▸ Task objective
Copy from the first line below down to and including the line with "x_ticks = [0, 5, 10, 15, 20, 25, 30]". Skip the pictures.

▸ Dataset excerpt
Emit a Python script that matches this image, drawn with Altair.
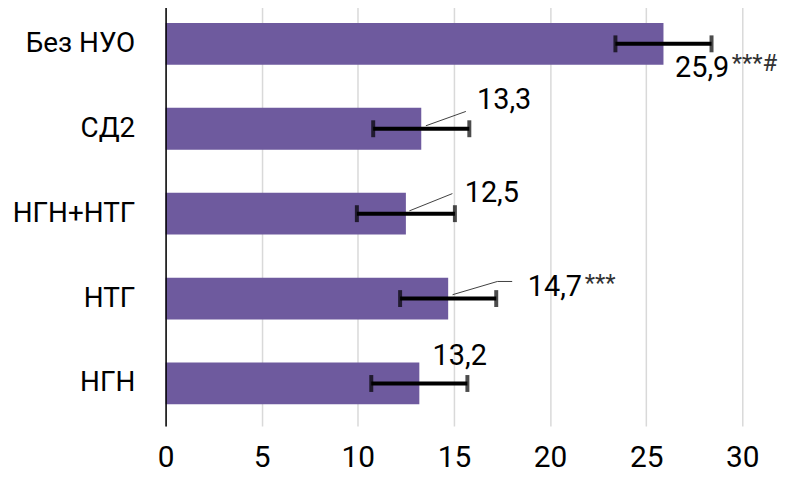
import altair as alt
import pandas as pd

categories = ["Без НУО", "СД2", "НГН+НТГ", "НТГ", "НГН"]
values = [25.9, 13.3, 12.5, 14.7, 13.2]
err_lo = [23.4, 10.8, 9.95, 12.2, 10.7]
err_hi = [28.4, 15.8, 15.05, 17.2, 15.7]
value_labels = ["25,9", "13,3", "12,5", "14,7", "13,2"]
sup_labels = ["***#", "", "", "***", ""]
x_ticks = [0, 5, 10, 15, 20, 25, 30]

# annotation placement (label anchor in data units, vertical offset in px from bar centre)
label_x = [26.5, 16.2, 15.56, 18.84, 13.89]
label_off = [24, -29, -20.5, -12, -28]
sup_x = [29.45, 0, 0, 21.8, 0]
sup_off = [20, 0, 0, -15, 0]
leader_row = [1, 1, 2, 2, 3, 3, 3]
leader_x = [13.54, 15.62, 12.68, 14.92, 14.93, 17.26, 18.03]
leader_off = [-3, -17.4, -2.8, -20.2, -3.9, -17.2, -17.2]

W, H = 580, 427
STEP = H / len(categories)
FONT = "Roboto"
BAR = "#6e5a9e"

df = pd.DataFrame({"cat": categories, "v": values, "lo": err_lo, "hi": err_hi})
lab = pd.DataFrame({
    "t": value_labels,
    "x": label_x,
    "y": [i + 0.5 + o / STEP for i, o in enumerate(label_off)],
})
sup = pd.DataFrame({
    "t": sup_labels,
    "x": sup_x,
    "y": [i + 0.5 + o / STEP for i, o in enumerate(sup_off)],
})
sup = sup[sup["t"] != ""]
lead = pd.DataFrame({
    "row": leader_row,
    "x": leader_x,
    "y": [r + 0.5 + o / STEP for r, o in zip(leader_row, leader_off)],
    "ord": list(range(len(leader_row))),
})

xscale = alt.Scale(domain=[0, 30], nice=False, zero=True)
yband = alt.Scale(paddingInner=0, paddingOuter=0)
xaxis = alt.Axis(values=x_ticks, grid=True, gridColor="#d9d9d9", gridWidth=1.5,
                 ticks=False, domain=False, labelFont=FONT, labelFontSize=30,
                 labelColor="#000000", labelPadding=17, title=None, labelFlush=False)
yaxis = alt.Axis(title=None, ticks=False, grid=False, domainColor="#000000",
                 domainWidth=1.5, labelFont=FONT, labelFontSize=28,
                 labelColor="#000000", labelPadding=31, zindex=1)

base = alt.Chart(df)
bars = base.mark_bar(color=BAR, size=42).encode(
    x=alt.X("v:Q", scale=xscale, axis=xaxis),
    y=alt.Y("cat:N", sort=categories, scale=yband, axis=yaxis),
)
err = base.mark_rule(color="#000000", strokeWidth=4).encode(
    x="lo:Q", x2="hi:Q", y=alt.Y("cat:N", sort=categories)
)
cap_lo = base.mark_tick(color="#000000", thickness=4, size=17).encode(
    x="lo:Q", y=alt.Y("cat:N", sort=categories)
)
cap_hi = base.mark_tick(color="#000000", thickness=4, size=17).encode(
    x="hi:Q", y=alt.Y("cat:N", sort=categories)
)
main = alt.layer(bars, err, cap_lo, cap_hi)

yann = alt.Scale(domain=[0, len(categories)], reverse=True, nice=False, zero=False)
texts = alt.Chart(lab).mark_text(font=FONT, fontSize=29, align="left",
                                 baseline="middle", color="#000000").encode(
    x="x:Q", y=alt.Y("y:Q", scale=yann, axis=None), text="t:N"
)
sups = alt.Chart(sup).mark_text(font=FONT, fontSize=24, align="left",
                                baseline="middle", color="#333333").encode(
    x="x:Q", y=alt.Y("y:Q", scale=yann, axis=None), text="t:N"
)
leaders = alt.Chart(lead).mark_line(color="#404040", strokeWidth=1).encode(
    x="x:Q", y=alt.Y("y:Q", scale=yann, axis=None), detail="row:N", order="ord:Q"
)
ann = alt.layer(leaders, texts, sups)

chart = alt.layer(main, ann).resolve_scale(y="independent").properties(
    width=W, height=H,
    autosize=alt.AutoSizeParams(type="none"),
    padding={"left": 158.5, "top": -8, "right": 50, "bottom": 50},
).configure_view(stroke=None)

chart.save("out.html", embed_options={"renderer": "svg", "actions": False})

▸ Exercise result
Emit a Python script that matches this image, drawn with Altair.
import altair as alt
import pandas as pd

categories = ["Без НУО", "СД2", "НГН+НТГ", "НТГ", "НГН"]
values = [25.9, 13.3, 12.5, 14.7, 13.2]
err_lo = [23.4, 10.8, 9.95, 12.2, 10.7]
err_hi = [28.4, 15.8, 15.05, 17.2, 15.7]
value_labels = ["25,9", "13,3", "12,5", "14,7", "13,2"]
sup_labels = ["***#", "", "", "***", ""]
x_ticks = [0, 5, 10, 15, 20, 25, 30]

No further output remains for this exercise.